* _Set problem_:
Every line from the start of the entries up to and including the one bearing "(beta) at (143,243)" must be printed verbatim, without the pictures.

-- Data shown start --

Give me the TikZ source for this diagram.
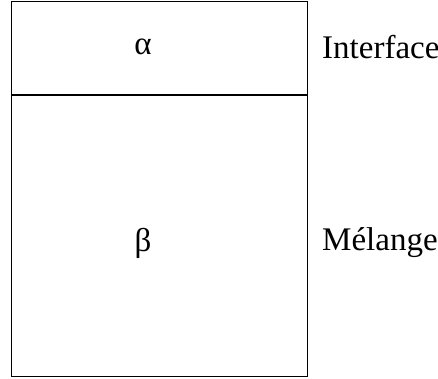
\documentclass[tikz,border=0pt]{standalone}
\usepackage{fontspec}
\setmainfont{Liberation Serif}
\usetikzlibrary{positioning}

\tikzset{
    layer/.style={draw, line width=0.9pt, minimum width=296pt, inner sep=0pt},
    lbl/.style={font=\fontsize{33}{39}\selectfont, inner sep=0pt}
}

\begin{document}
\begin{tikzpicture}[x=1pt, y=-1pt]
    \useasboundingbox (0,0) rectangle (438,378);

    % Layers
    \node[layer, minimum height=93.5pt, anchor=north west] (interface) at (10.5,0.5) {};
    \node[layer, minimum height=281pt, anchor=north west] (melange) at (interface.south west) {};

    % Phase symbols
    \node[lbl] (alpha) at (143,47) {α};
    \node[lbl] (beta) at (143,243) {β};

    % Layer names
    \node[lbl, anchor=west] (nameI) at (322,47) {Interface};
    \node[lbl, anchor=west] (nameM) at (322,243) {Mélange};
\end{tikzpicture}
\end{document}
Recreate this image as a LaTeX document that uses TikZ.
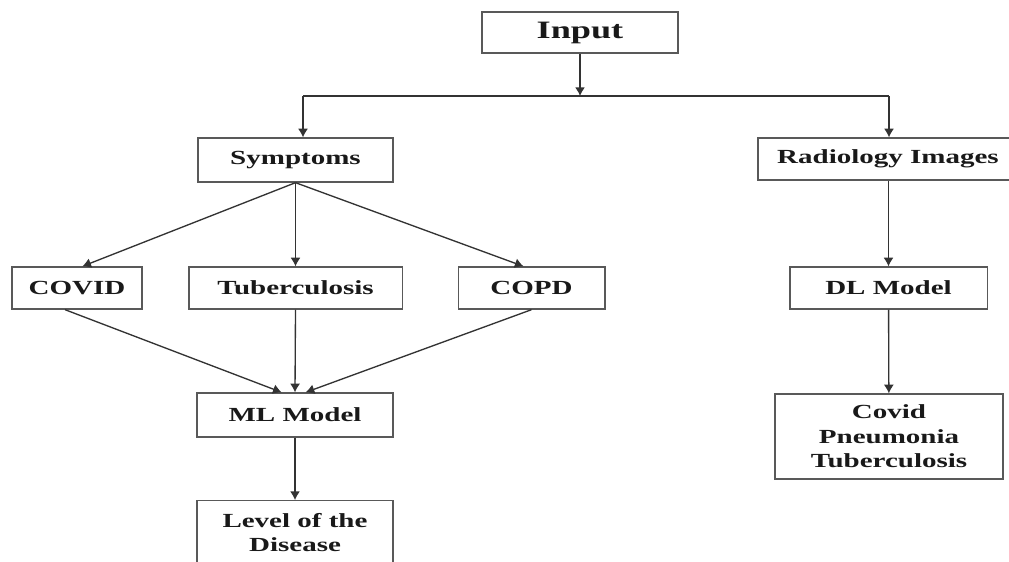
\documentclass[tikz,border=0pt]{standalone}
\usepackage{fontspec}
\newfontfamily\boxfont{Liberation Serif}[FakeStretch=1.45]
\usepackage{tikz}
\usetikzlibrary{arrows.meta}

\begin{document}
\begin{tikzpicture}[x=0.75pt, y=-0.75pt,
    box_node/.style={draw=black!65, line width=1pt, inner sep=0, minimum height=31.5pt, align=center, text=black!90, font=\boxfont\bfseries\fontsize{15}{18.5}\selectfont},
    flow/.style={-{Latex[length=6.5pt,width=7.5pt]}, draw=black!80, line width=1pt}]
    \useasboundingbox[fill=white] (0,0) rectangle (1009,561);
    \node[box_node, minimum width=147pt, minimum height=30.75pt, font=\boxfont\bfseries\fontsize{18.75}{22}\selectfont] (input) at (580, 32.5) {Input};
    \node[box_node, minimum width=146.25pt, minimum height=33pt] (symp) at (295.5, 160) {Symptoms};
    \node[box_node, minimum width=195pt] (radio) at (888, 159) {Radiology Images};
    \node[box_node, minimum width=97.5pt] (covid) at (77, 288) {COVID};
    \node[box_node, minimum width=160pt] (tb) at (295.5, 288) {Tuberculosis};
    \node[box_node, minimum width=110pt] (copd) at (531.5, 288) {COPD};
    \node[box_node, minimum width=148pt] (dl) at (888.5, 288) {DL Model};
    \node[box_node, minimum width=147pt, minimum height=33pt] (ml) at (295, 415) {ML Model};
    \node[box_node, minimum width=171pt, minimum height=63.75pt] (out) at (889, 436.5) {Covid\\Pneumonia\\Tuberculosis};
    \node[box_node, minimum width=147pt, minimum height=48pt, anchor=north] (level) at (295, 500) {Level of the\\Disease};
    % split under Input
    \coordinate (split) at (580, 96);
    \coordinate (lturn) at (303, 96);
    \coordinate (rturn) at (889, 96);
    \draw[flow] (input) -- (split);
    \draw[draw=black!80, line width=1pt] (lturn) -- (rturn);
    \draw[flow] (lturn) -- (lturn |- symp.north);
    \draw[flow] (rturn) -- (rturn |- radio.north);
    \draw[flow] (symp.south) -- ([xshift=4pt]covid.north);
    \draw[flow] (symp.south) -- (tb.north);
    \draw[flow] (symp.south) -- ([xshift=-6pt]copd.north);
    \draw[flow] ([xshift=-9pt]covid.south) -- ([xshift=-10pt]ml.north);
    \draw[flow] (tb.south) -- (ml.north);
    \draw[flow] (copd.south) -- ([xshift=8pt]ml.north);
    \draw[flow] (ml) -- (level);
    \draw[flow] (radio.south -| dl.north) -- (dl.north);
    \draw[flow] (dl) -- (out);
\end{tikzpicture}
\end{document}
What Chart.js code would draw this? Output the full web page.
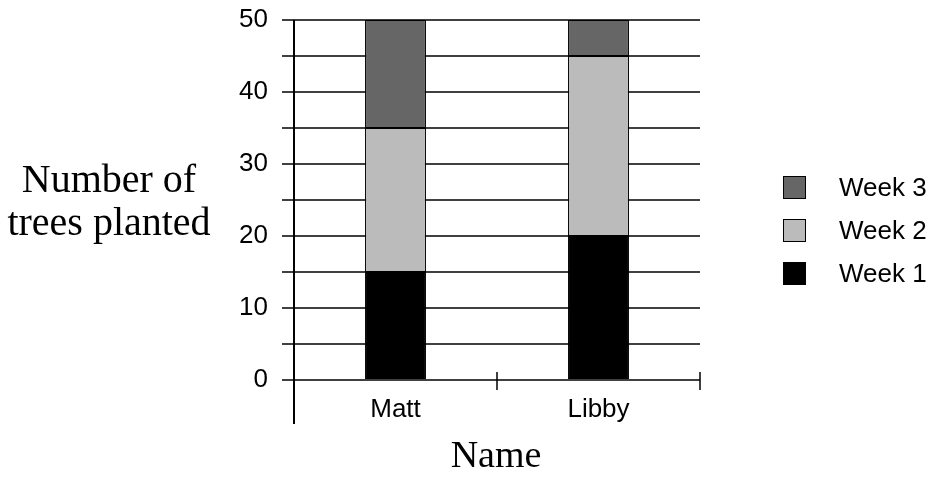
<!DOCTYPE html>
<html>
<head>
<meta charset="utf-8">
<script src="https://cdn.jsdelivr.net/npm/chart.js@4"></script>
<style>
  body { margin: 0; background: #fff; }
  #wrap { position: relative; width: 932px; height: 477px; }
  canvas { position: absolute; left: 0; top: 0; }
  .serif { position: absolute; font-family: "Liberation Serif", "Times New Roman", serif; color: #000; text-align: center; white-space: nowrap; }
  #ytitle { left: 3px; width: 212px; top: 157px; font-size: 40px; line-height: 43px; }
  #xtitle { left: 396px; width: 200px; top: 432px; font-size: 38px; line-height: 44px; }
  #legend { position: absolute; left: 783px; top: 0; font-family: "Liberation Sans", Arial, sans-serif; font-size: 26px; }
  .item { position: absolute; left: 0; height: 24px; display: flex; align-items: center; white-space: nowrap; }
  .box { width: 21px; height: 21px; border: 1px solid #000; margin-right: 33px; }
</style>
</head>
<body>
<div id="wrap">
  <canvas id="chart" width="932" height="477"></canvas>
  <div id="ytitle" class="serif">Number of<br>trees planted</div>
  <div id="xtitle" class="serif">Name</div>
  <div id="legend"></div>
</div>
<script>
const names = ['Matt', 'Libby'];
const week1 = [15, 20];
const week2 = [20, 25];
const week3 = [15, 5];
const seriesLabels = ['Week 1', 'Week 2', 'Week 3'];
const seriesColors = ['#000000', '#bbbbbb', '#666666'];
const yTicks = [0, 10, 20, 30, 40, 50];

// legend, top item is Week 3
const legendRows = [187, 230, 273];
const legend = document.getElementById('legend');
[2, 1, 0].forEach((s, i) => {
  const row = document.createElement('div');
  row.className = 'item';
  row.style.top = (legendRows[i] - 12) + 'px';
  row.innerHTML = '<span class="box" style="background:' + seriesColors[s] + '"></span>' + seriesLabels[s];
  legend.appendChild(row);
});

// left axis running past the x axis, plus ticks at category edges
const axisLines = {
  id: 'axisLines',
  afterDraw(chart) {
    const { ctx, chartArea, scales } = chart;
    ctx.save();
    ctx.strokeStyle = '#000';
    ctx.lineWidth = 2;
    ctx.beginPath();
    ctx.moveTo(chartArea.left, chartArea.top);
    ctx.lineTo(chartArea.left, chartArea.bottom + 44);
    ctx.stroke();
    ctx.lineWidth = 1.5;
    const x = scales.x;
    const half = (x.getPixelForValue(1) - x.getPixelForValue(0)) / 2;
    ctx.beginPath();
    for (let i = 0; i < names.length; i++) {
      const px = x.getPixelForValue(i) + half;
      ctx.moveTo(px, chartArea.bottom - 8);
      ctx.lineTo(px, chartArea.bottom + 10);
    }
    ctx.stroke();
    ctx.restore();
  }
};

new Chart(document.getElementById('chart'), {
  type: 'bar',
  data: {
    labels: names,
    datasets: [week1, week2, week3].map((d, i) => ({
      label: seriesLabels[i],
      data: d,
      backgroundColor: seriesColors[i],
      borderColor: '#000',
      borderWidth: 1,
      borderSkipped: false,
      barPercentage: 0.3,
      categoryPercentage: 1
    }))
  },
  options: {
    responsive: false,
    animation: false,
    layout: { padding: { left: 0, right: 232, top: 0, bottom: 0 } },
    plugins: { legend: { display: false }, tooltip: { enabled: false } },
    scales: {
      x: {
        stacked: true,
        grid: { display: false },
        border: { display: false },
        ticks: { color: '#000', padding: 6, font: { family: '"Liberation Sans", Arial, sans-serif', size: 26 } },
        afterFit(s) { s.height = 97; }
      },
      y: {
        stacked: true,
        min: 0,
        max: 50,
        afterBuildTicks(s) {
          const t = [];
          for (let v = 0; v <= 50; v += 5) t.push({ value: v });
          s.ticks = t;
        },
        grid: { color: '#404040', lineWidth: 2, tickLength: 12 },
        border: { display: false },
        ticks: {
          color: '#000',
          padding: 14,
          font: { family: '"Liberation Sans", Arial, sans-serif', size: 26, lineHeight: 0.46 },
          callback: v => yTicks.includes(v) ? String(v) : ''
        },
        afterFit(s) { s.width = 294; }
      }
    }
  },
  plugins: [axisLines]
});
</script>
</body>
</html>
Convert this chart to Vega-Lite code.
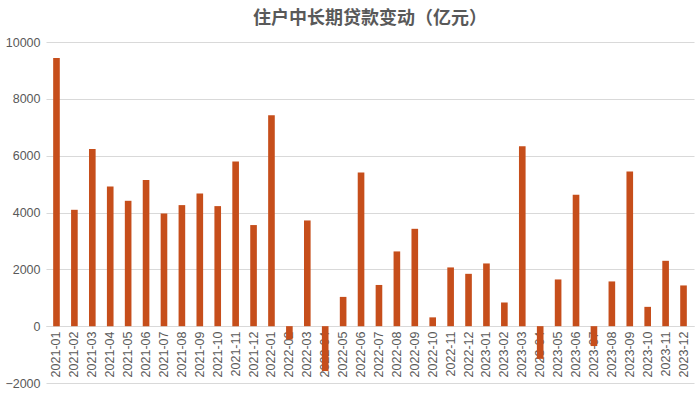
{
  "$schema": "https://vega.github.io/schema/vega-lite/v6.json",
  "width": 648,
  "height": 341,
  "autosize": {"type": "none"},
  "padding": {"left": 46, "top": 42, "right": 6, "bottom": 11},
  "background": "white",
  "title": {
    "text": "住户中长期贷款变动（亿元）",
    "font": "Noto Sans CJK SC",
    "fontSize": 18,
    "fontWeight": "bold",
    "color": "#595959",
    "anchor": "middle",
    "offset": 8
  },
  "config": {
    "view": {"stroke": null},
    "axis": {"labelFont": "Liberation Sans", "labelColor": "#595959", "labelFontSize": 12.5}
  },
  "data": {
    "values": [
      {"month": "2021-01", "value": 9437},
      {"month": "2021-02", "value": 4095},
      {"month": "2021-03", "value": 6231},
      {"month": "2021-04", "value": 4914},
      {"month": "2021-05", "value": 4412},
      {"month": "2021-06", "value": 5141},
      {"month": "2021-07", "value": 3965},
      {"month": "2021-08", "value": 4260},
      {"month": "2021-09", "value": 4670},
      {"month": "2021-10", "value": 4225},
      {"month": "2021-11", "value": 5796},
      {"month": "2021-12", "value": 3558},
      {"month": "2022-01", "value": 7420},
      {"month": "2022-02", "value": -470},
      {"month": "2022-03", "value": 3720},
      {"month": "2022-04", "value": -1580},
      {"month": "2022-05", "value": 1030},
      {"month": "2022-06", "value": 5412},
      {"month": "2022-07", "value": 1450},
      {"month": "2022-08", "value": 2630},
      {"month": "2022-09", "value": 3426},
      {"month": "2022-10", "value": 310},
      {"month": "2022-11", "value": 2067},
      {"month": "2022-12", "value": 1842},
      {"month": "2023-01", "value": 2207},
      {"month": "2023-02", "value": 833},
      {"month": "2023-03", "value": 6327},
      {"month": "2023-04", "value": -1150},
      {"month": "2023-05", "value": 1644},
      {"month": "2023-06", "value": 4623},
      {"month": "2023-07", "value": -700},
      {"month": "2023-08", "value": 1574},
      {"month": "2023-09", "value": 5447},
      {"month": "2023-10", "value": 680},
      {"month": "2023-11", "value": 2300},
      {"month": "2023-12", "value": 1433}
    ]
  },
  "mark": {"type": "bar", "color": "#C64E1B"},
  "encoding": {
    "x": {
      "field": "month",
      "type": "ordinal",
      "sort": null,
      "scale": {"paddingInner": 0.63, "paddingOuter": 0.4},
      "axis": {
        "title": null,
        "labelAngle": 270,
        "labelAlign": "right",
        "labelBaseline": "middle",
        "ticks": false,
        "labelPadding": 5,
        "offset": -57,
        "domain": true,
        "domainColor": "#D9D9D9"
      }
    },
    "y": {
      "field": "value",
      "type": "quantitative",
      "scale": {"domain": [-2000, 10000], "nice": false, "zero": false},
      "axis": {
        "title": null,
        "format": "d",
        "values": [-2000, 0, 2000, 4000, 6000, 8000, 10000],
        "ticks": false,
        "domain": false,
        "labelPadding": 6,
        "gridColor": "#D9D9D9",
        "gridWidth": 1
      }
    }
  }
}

-- Data shown end --

* _Solution for this task_:
Give me the TikZ source for this diagram.
\documentclass[tikz,border=0pt]{standalone}
\usepackage{fontspec}
\setmainfont{Liberation Serif}
\usetikzlibrary{positioning}

\tikzset{
    layer/.style={draw, line width=0.9pt, minimum width=296pt, inner sep=0pt},
    lbl/.style={font=\fontsize{33}{39}\selectfont, inner sep=0pt}
}

\begin{document}
\begin{tikzpicture}[x=1pt, y=-1pt]
    \useasboundingbox (0,0) rectangle (438,378);

    % Layers
    \node[layer, minimum height=93.5pt, anchor=north west] (interface) at (10.5,0.5) {};
    \node[layer, minimum height=281pt, anchor=north west] (melange) at (interface.south west) {};

    % Phase symbols
    \node[lbl] (alpha) at (143,47) {α};
    \node[lbl] (beta) at (143,243) {β};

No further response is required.